**Aim of the exercise**
Provide an exact copy of the data, excluding the images.
----------------
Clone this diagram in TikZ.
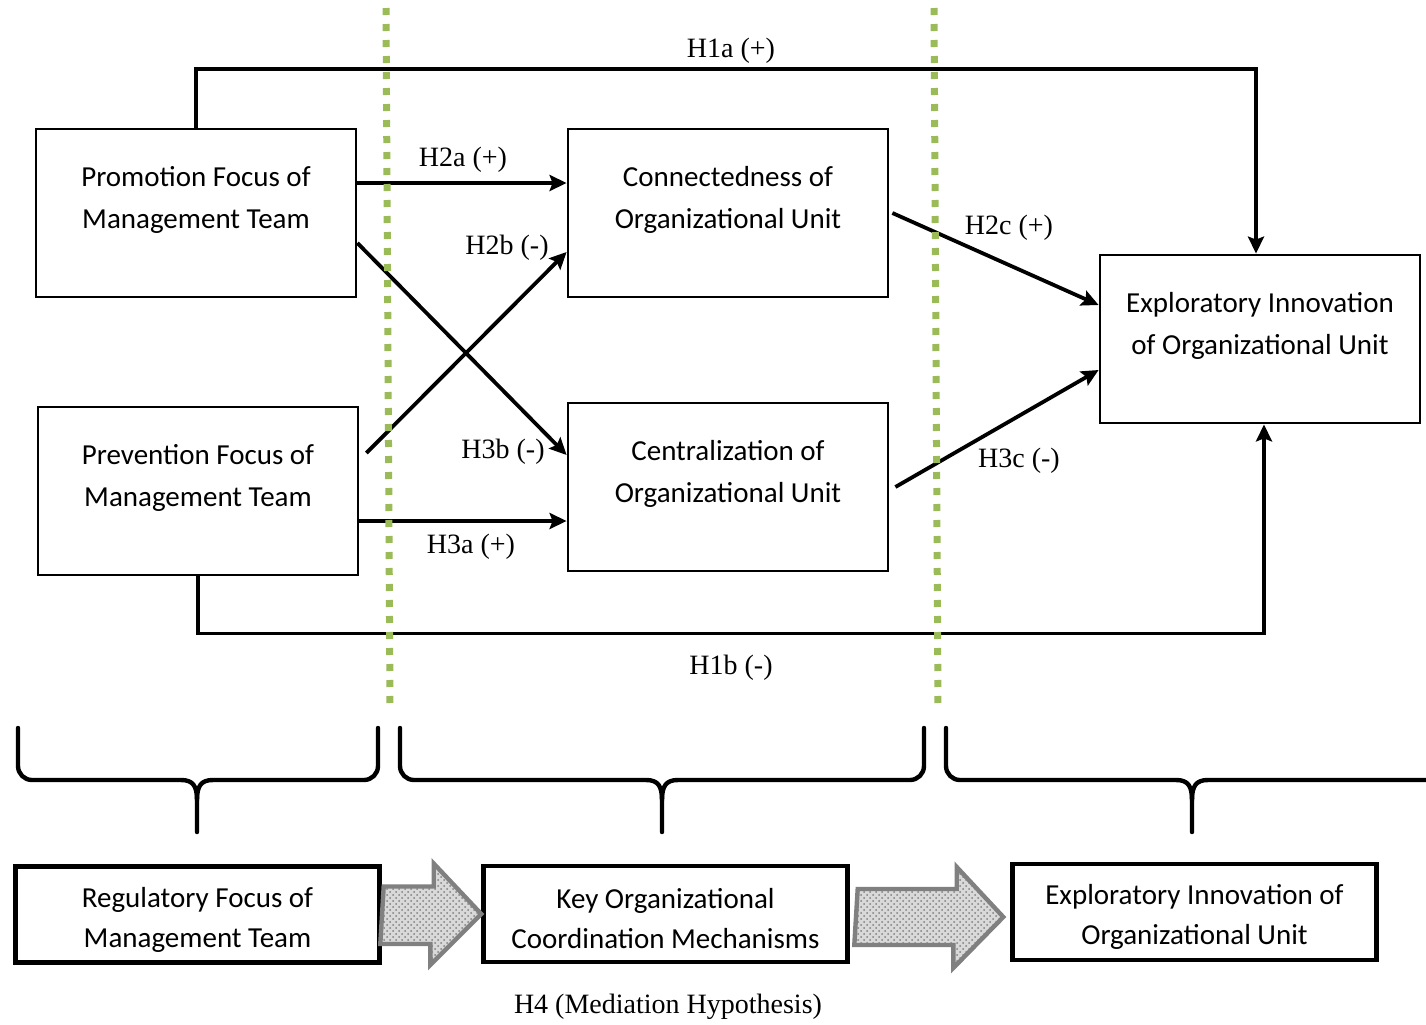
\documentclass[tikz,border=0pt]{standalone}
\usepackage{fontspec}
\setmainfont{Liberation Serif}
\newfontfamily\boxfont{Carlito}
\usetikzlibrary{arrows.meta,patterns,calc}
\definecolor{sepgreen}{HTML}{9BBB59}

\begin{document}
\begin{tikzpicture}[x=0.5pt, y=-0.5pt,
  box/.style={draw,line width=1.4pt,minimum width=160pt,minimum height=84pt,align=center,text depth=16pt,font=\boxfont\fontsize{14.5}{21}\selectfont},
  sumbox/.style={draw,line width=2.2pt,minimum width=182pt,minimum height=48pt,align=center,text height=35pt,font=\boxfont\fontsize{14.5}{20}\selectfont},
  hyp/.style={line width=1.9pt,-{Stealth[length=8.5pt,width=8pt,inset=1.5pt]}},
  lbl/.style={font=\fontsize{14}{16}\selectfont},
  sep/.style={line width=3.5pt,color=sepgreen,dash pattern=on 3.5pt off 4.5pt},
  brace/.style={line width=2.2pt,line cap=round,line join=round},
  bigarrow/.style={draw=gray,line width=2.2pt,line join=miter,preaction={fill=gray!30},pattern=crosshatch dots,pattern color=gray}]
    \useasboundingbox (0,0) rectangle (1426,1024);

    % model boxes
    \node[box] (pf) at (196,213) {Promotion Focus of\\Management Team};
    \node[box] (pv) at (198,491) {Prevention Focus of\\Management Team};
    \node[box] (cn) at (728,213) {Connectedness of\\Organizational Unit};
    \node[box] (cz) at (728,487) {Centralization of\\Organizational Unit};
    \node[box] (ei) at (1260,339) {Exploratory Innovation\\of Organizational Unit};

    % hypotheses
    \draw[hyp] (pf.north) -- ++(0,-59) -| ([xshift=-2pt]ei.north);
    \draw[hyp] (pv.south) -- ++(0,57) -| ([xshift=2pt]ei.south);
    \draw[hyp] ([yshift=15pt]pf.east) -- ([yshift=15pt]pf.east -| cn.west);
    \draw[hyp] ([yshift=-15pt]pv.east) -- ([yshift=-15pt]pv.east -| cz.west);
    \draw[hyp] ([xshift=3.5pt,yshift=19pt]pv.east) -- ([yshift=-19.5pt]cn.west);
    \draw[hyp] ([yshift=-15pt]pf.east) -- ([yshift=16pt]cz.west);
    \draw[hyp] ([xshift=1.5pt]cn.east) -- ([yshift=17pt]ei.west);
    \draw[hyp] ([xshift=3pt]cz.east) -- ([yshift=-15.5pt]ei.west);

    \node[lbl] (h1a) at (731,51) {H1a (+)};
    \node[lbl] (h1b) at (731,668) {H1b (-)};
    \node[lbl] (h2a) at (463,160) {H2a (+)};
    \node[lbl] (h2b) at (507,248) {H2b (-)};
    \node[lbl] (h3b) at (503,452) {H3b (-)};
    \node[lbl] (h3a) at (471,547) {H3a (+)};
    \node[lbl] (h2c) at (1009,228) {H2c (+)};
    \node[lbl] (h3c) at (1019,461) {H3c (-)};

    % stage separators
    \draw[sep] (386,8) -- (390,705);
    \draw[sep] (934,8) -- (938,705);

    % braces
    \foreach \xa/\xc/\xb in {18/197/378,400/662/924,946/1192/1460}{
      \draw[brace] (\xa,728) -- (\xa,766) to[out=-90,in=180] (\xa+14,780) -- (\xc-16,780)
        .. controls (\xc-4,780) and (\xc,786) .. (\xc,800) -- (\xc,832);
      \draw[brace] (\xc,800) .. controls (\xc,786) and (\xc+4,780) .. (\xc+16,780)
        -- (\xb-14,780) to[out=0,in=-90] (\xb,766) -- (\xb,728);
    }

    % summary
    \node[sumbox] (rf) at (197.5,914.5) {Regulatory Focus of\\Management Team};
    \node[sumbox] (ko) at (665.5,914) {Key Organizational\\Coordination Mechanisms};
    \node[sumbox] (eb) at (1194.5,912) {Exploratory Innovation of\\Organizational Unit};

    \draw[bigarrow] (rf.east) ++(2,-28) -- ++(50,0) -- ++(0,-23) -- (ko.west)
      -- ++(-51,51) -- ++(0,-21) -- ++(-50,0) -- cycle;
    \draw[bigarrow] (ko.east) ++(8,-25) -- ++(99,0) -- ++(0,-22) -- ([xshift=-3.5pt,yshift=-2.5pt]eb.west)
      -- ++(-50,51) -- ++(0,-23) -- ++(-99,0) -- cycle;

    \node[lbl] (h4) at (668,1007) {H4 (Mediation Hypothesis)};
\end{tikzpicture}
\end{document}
----------------
**Solution to this exercise**
Clone this diagram in TikZ.
\documentclass[tikz,border=0pt]{standalone}
\usepackage{fontspec}
\setmainfont{Liberation Serif}
\newfontfamily\boxfont{Carlito}
\usetikzlibrary{arrows.meta,patterns,calc}
\definecolor{sepgreen}{HTML}{9BBB59}

\begin{document}
\begin{tikzpicture}[x=0.5pt, y=-0.5pt,
  box/.style={draw,line width=1.4pt,minimum width=160pt,minimum height=84pt,align=center,text depth=16pt,font=\boxfont\fontsize{14.5}{21}\selectfont},
  sumbox/.style={draw,line width=2.2pt,minimum width=182pt,minimum height=48pt,align=center,text height=35pt,font=\boxfont\fontsize{14.5}{20}\selectfont},
  hyp/.style={line width=1.9pt,-{Stealth[length=8.5pt,width=8pt,inset=1.5pt]}},
  lbl/.style={font=\fontsize{14}{16}\selectfont},
  sep/.style={line width=3.5pt,color=sepgreen,dash pattern=on 3.5pt off 4.5pt},
  brace/.style={line width=2.2pt,line cap=round,line join=round},
  bigarrow/.style={draw=gray,line width=2.2pt,line join=miter,preaction={fill=gray!30},pattern=crosshatch dots,pattern color=gray}]
    \useasboundingbox (0,0) rectangle (1426,1024);

    % model boxes
    \node[box] (pf) at (196,213) {Promotion Focus of\\Management Team};
    \node[box] (pv) at (198,491) {Prevention Focus of\\Management Team};
    \node[box] (cn) at (728,213) {Connectedness of\\Organizational Unit};
    \node[box] (cz) at (728,487) {Centralization of\\Organizational Unit};
    \node[box] (ei) at (1260,339) {Exploratory Innovation\\of Organizational Unit};

    % hypotheses
    \draw[hyp] (pf.north) -- ++(0,-59) -| ([xshift=-2pt]ei.north);
    \draw[hyp] (pv.south) -- ++(0,57) -| ([xshift=2pt]ei.south);
    \draw[hyp] ([yshift=15pt]pf.east) -- ([yshift=15pt]pf.east -| cn.west);
    \draw[hyp] ([yshift=-15pt]pv.east) -- ([yshift=-15pt]pv.east -| cz.west);
    \draw[hyp] ([xshift=3.5pt,yshift=19pt]pv.east) -- ([yshift=-19.5pt]cn.west);
    \draw[hyp] ([yshift=-15pt]pf.east) -- ([yshift=16pt]cz.west);
    \draw[hyp] ([xshift=1.5pt]cn.east) -- ([yshift=17pt]ei.west);
    \draw[hyp] ([xshift=3pt]cz.east) -- ([yshift=-15.5pt]ei.west);

    \node[lbl] (h1a) at (731,51) {H1a (+)};
    \node[lbl] (h1b) at (731,668) {H1b (-)};
    \node[lbl] (h2a) at (463,160) {H2a (+)};
    \node[lbl] (h2b) at (507,248) {H2b (-)};
    \node[lbl] (h3b) at (503,452) {H3b (-)};
    \node[lbl] (h3a) at (471,547) {H3a (+)};
    \node[lbl] (h2c) at (1009,228) {H2c (+)};
    \node[lbl] (h3c) at (1019,461) {H3c (-)};

    % stage separators
    \draw[sep] (386,8) -- (390,705);
    \draw[sep] (934,8) -- (938,705);

    % braces
    \foreach \xa/\xc/\xb in {18/197/378,400/662/924,946/1192/1460}{
      \draw[brace] (\xa,728) -- (\xa,766) to[out=-90,in=180] (\xa+14,780) -- (\xc-16,780)
        .. controls (\xc-4,780) and (\xc,786) .. (\xc,800) -- (\xc,832);
      \draw[brace] (\xc,800) .. controls (\xc,786) and (\xc+4,780) .. (\xc+16,780)
        -- (\xb-14,780) to[out=0,in=-90] (\xb,766) -- (\xb,728);
    }

    % summary
    \node[sumbox] (rf) at (197.5,914.5) {Regulatory Focus of\\Management Team};
    \node[sumbox] (ko) at (665.5,914) {Key Organizational\\Coordination Mechanisms};
    \node[sumbox] (eb) at (1194.5,912) {Exploratory Innovation of\\Organizational Unit};

    \draw[bigarrow] (rf.east) ++(2,-28) -- ++(50,0) -- ++(0,-23) -- (ko.west)
      -- ++(-51,51) -- ++(0,-21) -- ++(-50,0) -- cycle;
    \draw[bigarrow] (ko.east) ++(8,-25) -- ++(99,0) -- ++(0,-22) -- ([xshift=-3.5pt,yshift=-2.5pt]eb.west)
      -- ++(-50,51) -- ++(0,-23) -- ++(-99,0) -- cycle;

    \node[lbl] (h4) at (668,1007) {H4 (Mediation Hypothesis)};
\end{tikzpicture}
\end{document}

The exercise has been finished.